O ile mianem odrobaczania określasz likwidację wiciowców, nicieni, przywr, tasiemców itp. to tak, a tak poważniej, gdybym decydował się na takie połączenie, wziąłbym paletki od hodowcy, u którego dłuższy czas żyją one w akwarium wielogatunkowym. Jest szansa, że trochę się uodporniły. Myślę, że biorąc z hodowli zajmującej się dyskowcami narażasz się na to, że ryby kilkukrotnie były już leczone różnymi specyfikami i co prawda są "czyste", ale z łatwością mogą złapać coś od innych ryb.
Poza tym oczywiście podpisuję się pod słowami Piotra, że obecna obsada mogłaby zostać nieco zmodyfikowana
Tatakuby: co masz na myśli pisząc że skalary nie pasują do gurami ? chodzi o parametry wody czy inne względy ?
Tych ryb za wiele to chyba jednak nie ma (jeśli chodzi o zagęśzczenie )
Gurami (jak gdzieś to słyszałem /czytałem) ze względów biologicznych (nie wiem o co chodzi dokłądnie) nie powinny pływać z paletami więc i tak zakładam że zrobi wypad .
Prętników to samo dotyczy?
Choćby to gdzie występują w naturze gurami i prętniki.
Zostaw skalary i zbrojniki, dokup paletki już podrośnięte takie ponad 10cm. Prędzej czy później na coś zachorują ale to już ich taka przypadłość.
Aktualna obsadę po zredukowaniu możesz przeleczyć na wiciowce/nicienie/przywry itd...itd....
Edyta:
Wejdź na discusforum lub podobne forum to wytłmaczą Ci co i jak. Chociaż skupiłbym się na czytaniu bo z czasem sam się zorientujesz że to słaby pomysł.

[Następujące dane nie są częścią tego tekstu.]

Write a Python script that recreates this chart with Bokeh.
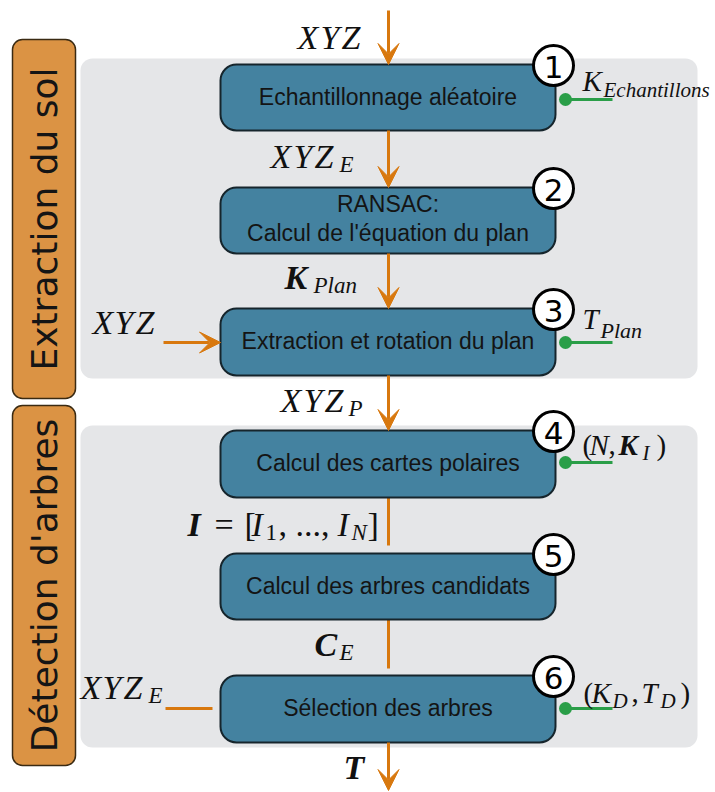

Koledzy jeszcze nie wspomnieli, że jak na podwórku rządzą harpagany to nowy ma ciężko z adaptacją. Dyski przy jedzeniu w porównaniu ze skalarami to ślamazary nie wspominając o agresji przy tarle.
Niepotrzebnie fundujesz sobie dodatkowe kłopoty których pokonanie wymaga dużo pracy i niejednokrotnie szczęścia. Odwróć kolejność.
Załóż najpierw akwarium dla dysków a potem po przemyśleniu wprowadzaj inne ryby.